Teradata is pulling out of the marketing software market to concentrate on data and analytics in a move aimed at saving the firm $120m next year, as its core data warehousing business slows.
The company’s so-called “transformational changes” include offering software-only versions of its products and being available on Amazon Web Services in the first quarter of 2016.
The firm has typically sold integrated data warehousing systems, but that market has been hit by the adoption of cloud computing as well as big data.
Last month, the company consolidated its automated online advertising and customer marketing services into one centralised data management platform.

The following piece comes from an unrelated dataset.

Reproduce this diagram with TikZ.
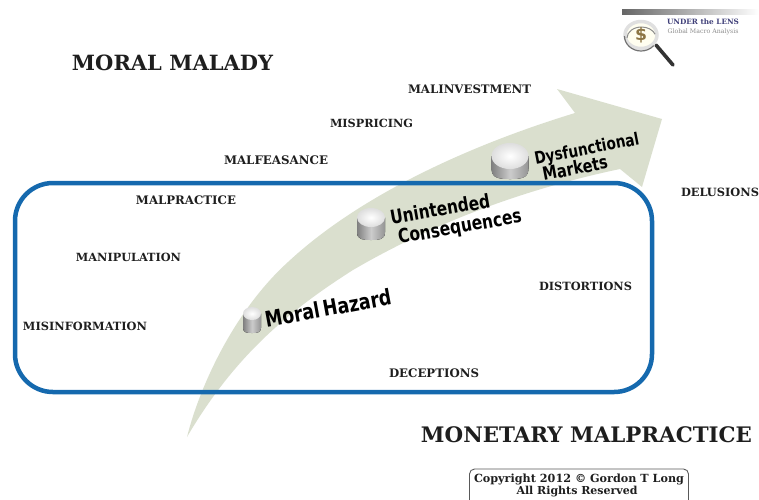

By selling its marketing applications business, Teradata said it will focus solely on growing its data and analytics unit. It is currently evaluating how many jobs will go as a result of the move.
The news comes as Teradata is cutting its outlook for the fourth quarter and 2015; the firm now expects revenue to decline between 6% and 8% in 2015.
In the third quarter, Teradata reported earnings of $78m, on revenue of $606m, down 9% from a year ago.
On a conference call with analysts, Teradata CEO Mike Koehler said the company’s move to put its software on public and private clouds should expand the market. In addition, Teradata will focus its big data investments.
He said: “Our first initiative is to expand our core data warehouse market opportunity where we are positioned as the leaders today, and represents the majority of our revenue. As noted on our last earnings call, we’ve been reengineering our core Teradata database for more than a year now to make it available as software only for both public and private clouds. This extends the market opportunity significantly for our core data warehouse business.
“We will release our initial software-only version for global deployment on Amazon’s cloud in the first quarter of 2016. This initial version can scale up to approximately 20 terabytes and do workloads such as departmental analytics, analytics sandboxes, smaller-sized integrated data warehouse, as well as test and development, and disaster recovery.
“Second, we will continue to rationalise our big data portfolio, focusing investments on solutions that can drive revenue growth and increase our relevance with customers in the dynamic analytic ecosystem – solutions such as Aster, where we recently announced we are making Aster analytics available on Hadoop in the second quarter of 2016 and will extend our market opportunity significantly.”